:: Information supplied
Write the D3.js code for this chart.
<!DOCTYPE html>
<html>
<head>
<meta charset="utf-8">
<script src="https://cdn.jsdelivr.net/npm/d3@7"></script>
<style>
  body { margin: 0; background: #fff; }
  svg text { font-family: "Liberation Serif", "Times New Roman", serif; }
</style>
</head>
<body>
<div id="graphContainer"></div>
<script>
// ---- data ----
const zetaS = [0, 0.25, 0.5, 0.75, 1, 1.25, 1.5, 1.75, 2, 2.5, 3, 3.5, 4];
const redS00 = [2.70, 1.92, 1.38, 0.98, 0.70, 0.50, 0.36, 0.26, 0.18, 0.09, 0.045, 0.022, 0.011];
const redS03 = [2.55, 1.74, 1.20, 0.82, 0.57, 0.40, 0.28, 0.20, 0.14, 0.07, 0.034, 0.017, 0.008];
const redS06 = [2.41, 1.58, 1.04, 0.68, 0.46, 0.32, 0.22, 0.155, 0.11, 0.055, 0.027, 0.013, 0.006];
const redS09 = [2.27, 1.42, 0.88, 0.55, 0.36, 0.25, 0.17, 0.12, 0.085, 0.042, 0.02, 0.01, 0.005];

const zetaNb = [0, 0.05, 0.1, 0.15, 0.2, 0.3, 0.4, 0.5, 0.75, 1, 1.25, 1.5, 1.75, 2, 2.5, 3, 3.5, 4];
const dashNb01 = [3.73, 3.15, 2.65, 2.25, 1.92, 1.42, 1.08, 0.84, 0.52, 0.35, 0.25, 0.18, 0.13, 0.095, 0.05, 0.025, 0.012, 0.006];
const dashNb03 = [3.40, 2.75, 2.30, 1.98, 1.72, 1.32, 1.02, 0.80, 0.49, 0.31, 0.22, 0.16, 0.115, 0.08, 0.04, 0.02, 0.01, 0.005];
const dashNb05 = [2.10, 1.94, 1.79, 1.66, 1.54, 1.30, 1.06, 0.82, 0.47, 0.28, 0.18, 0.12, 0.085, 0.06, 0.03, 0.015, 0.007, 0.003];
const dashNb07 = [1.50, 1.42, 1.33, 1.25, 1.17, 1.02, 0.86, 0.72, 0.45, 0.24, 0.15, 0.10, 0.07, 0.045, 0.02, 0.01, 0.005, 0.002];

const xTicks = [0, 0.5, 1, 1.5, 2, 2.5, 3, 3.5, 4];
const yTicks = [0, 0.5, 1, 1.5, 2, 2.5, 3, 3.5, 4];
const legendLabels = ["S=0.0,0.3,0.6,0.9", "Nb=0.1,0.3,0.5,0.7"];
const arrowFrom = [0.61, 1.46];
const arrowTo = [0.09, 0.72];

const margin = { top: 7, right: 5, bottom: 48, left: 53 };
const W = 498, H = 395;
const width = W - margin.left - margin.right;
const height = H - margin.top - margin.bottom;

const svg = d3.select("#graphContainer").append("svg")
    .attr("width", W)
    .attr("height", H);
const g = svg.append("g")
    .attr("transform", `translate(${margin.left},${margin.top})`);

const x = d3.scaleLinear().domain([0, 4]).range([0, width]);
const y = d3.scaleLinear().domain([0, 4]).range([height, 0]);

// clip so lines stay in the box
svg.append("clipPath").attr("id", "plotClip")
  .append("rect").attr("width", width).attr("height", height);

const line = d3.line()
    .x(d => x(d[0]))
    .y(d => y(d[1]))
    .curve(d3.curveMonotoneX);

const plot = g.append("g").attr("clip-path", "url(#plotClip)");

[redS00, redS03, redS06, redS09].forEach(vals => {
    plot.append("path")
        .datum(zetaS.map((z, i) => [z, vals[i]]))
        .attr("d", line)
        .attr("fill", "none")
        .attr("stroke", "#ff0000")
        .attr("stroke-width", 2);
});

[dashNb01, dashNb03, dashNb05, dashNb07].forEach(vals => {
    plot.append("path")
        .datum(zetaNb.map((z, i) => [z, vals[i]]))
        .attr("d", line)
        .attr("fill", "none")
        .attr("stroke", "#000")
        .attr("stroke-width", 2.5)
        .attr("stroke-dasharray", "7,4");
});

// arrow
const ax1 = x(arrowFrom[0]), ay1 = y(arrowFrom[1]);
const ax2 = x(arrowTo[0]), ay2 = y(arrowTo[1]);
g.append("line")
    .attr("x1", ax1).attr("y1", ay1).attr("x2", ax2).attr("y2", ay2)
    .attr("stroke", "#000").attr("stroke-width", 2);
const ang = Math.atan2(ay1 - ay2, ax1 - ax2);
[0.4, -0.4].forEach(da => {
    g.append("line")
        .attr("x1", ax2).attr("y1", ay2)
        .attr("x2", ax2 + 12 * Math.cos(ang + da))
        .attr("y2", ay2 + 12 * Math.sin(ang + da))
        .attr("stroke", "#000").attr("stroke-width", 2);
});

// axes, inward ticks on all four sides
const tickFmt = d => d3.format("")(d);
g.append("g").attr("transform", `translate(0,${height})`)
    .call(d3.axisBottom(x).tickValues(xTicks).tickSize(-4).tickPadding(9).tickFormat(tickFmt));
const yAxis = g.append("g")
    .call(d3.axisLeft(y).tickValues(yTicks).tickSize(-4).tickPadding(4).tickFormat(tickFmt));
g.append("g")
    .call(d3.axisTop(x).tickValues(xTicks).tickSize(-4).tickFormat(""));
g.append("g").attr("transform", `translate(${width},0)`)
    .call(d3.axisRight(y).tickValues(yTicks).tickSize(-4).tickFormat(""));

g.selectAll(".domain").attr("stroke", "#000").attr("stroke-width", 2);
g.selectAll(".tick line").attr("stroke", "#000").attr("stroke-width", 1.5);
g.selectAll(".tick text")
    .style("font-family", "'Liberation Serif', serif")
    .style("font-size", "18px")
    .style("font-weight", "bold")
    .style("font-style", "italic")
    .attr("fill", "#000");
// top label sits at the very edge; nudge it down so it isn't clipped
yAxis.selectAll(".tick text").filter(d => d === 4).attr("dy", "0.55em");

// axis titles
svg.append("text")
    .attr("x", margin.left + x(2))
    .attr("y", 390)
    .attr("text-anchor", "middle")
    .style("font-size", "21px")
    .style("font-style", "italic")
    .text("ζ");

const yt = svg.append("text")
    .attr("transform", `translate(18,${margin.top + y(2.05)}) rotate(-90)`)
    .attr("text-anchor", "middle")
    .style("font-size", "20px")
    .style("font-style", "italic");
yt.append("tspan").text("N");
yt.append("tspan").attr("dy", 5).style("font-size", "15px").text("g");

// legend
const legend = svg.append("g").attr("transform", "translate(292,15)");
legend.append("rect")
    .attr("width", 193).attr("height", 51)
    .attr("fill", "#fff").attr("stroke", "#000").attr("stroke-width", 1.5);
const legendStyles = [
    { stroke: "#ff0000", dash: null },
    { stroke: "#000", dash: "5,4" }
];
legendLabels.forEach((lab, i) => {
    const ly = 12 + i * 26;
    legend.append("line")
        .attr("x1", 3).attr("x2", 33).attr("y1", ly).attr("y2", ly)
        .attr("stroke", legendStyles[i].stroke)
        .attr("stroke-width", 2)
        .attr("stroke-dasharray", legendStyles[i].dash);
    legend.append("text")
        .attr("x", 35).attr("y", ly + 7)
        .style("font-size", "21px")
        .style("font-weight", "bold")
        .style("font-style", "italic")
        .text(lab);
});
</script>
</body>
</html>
::::
:: Information supplied
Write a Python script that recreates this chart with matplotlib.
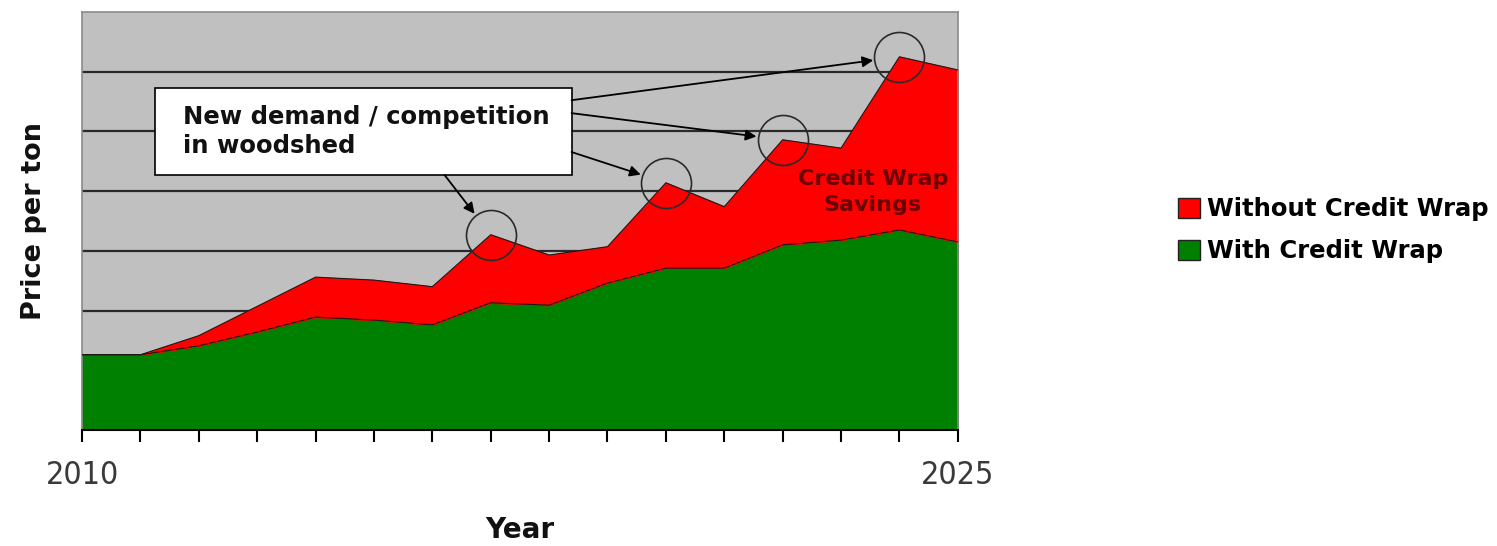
::::
:: Information supplied
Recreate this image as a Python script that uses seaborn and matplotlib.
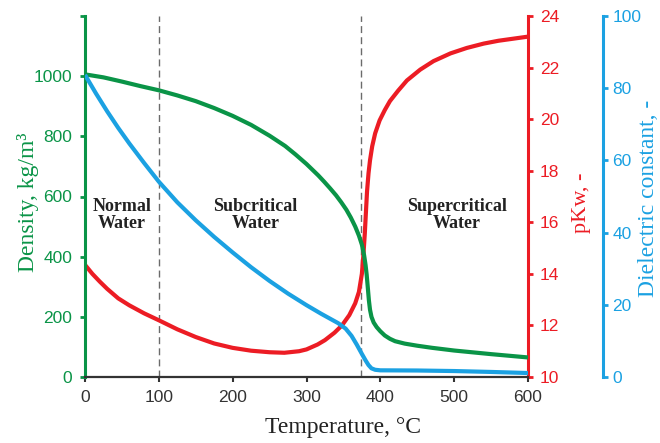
::::
From the data above, copy each line that has the string "this".

- Expected answer
Write the D3.js code for this chart.
Write a Python script that recreates this chart with matplotlib.
Recreate this image as a Python script that uses seaborn and matplotlib.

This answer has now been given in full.